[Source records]

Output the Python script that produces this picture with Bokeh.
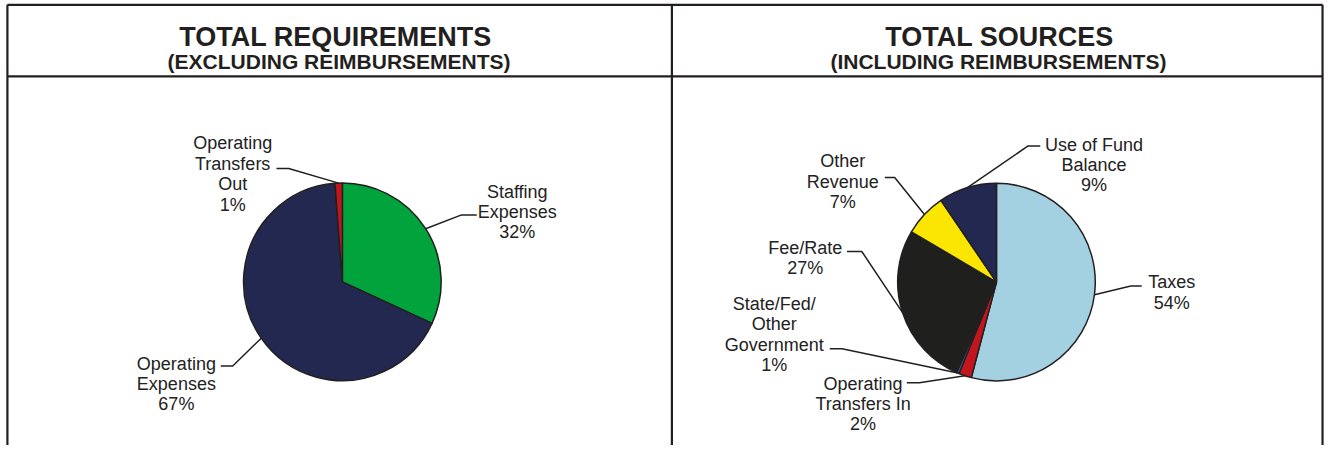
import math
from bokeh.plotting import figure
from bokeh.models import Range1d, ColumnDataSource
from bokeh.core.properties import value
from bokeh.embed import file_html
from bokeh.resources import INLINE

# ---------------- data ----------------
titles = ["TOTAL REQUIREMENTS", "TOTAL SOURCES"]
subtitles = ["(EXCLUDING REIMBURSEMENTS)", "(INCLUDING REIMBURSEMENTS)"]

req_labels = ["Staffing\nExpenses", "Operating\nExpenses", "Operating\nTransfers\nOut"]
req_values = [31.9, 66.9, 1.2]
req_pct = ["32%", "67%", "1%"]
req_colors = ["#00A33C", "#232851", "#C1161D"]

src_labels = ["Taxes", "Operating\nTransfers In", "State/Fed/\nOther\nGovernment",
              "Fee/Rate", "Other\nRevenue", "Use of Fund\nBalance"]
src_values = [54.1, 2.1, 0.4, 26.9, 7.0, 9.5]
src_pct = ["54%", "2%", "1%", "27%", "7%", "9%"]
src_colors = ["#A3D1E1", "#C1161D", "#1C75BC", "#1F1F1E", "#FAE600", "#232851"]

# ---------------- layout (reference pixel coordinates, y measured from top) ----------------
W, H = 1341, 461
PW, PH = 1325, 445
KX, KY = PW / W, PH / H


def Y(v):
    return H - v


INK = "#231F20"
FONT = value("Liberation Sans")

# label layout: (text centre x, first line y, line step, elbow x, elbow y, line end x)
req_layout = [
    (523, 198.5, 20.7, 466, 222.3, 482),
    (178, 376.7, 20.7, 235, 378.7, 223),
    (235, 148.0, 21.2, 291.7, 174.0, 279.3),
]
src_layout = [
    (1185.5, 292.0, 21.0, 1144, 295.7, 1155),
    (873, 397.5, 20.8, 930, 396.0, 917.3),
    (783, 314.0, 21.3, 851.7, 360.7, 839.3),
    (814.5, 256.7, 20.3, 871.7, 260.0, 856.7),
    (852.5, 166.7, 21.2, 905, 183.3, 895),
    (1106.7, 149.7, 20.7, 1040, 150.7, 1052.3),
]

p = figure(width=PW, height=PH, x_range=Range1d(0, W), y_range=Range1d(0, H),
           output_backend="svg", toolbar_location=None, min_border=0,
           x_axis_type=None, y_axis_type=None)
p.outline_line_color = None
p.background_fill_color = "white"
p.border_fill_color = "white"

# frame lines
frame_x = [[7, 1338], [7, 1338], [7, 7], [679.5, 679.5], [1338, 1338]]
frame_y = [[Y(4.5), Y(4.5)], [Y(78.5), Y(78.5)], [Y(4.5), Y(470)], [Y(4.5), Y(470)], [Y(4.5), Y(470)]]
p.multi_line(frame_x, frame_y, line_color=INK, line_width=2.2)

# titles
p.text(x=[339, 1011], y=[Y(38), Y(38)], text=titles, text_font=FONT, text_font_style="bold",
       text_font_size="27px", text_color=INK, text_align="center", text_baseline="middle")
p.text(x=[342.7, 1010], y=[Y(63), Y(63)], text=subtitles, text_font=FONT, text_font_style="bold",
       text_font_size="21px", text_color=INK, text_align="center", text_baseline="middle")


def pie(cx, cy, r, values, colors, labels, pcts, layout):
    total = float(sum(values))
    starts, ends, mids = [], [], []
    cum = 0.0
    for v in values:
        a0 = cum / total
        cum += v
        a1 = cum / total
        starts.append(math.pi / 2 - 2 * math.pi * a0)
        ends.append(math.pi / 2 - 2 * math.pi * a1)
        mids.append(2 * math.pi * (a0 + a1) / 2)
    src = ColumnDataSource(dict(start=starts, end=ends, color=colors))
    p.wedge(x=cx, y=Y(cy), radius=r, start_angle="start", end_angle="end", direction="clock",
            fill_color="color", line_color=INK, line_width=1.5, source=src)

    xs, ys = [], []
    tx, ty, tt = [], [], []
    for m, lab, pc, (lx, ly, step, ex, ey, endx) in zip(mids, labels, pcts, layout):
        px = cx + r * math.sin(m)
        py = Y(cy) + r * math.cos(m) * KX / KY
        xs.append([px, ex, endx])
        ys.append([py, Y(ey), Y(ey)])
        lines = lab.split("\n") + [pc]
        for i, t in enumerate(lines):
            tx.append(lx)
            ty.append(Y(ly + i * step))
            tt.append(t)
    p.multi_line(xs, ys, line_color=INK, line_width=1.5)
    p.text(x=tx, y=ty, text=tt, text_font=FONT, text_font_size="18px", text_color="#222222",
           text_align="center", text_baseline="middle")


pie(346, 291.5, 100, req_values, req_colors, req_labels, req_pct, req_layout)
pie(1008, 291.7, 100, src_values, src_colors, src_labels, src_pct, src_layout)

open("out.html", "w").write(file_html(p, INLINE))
---
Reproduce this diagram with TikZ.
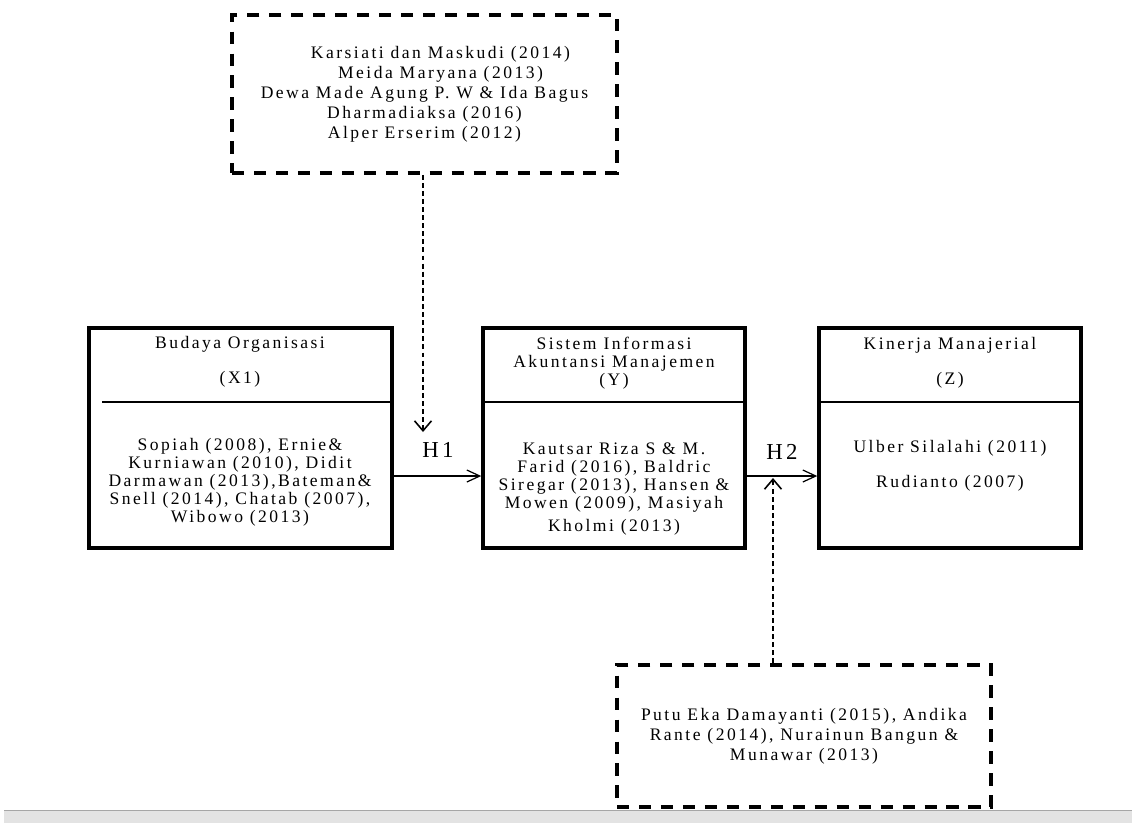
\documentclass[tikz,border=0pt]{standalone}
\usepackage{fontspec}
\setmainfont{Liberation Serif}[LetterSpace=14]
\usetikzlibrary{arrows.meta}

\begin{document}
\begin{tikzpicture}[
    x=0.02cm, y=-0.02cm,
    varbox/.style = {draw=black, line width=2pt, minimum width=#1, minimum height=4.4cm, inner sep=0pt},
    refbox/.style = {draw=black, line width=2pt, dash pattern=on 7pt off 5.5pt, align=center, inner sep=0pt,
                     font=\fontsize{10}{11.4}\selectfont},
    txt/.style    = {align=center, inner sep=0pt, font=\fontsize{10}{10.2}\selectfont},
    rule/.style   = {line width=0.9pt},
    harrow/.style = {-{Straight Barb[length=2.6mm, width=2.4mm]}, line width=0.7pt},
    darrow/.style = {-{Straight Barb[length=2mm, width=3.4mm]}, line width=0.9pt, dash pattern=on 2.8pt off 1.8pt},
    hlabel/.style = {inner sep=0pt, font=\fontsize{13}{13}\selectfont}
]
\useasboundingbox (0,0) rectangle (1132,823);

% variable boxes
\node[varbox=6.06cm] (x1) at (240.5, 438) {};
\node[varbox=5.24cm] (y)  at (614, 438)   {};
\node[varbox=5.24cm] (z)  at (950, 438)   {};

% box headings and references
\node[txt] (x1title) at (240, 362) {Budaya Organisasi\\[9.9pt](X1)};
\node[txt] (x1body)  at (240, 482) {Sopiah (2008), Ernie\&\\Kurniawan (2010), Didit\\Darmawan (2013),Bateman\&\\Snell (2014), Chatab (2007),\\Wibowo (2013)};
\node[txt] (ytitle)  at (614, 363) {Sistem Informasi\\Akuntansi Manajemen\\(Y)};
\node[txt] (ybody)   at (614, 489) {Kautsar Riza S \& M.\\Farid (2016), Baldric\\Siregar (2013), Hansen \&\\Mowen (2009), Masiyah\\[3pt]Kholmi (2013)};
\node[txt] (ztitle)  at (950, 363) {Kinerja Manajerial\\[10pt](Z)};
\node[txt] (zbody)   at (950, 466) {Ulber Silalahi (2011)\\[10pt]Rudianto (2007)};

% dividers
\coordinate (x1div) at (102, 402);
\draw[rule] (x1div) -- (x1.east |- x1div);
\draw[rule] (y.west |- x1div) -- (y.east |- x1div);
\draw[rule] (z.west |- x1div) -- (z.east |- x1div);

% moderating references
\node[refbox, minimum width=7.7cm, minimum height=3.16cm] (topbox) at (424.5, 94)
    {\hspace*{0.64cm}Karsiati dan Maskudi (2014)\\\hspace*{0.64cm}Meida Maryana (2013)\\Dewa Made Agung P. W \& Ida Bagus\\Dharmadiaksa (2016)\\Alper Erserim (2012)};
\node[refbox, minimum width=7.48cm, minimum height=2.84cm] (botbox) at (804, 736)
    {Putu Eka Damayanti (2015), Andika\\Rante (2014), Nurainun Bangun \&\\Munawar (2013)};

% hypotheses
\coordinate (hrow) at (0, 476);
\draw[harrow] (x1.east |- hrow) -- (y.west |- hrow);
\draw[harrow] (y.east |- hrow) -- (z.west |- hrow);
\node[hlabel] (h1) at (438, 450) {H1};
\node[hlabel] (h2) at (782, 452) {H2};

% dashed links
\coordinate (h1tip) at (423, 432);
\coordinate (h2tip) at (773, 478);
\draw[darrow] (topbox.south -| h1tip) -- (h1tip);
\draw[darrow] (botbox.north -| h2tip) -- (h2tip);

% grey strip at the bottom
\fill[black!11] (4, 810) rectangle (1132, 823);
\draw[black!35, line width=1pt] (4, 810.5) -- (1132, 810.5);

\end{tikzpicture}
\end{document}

-- REQUIRED WORK --
Begin at the line that has "Output the Python", stop after the line that has "from bokeh.resources import INLINE", and reproduce every line between them exactly and nothing else. Pictures stay out of the copy.

-- THE REPLY --
Output the Python script that produces this picture with Bokeh.
import math
from bokeh.plotting import figure
from bokeh.models import Range1d, ColumnDataSource
from bokeh.core.properties import value
from bokeh.embed import file_html
from bokeh.resources import INLINE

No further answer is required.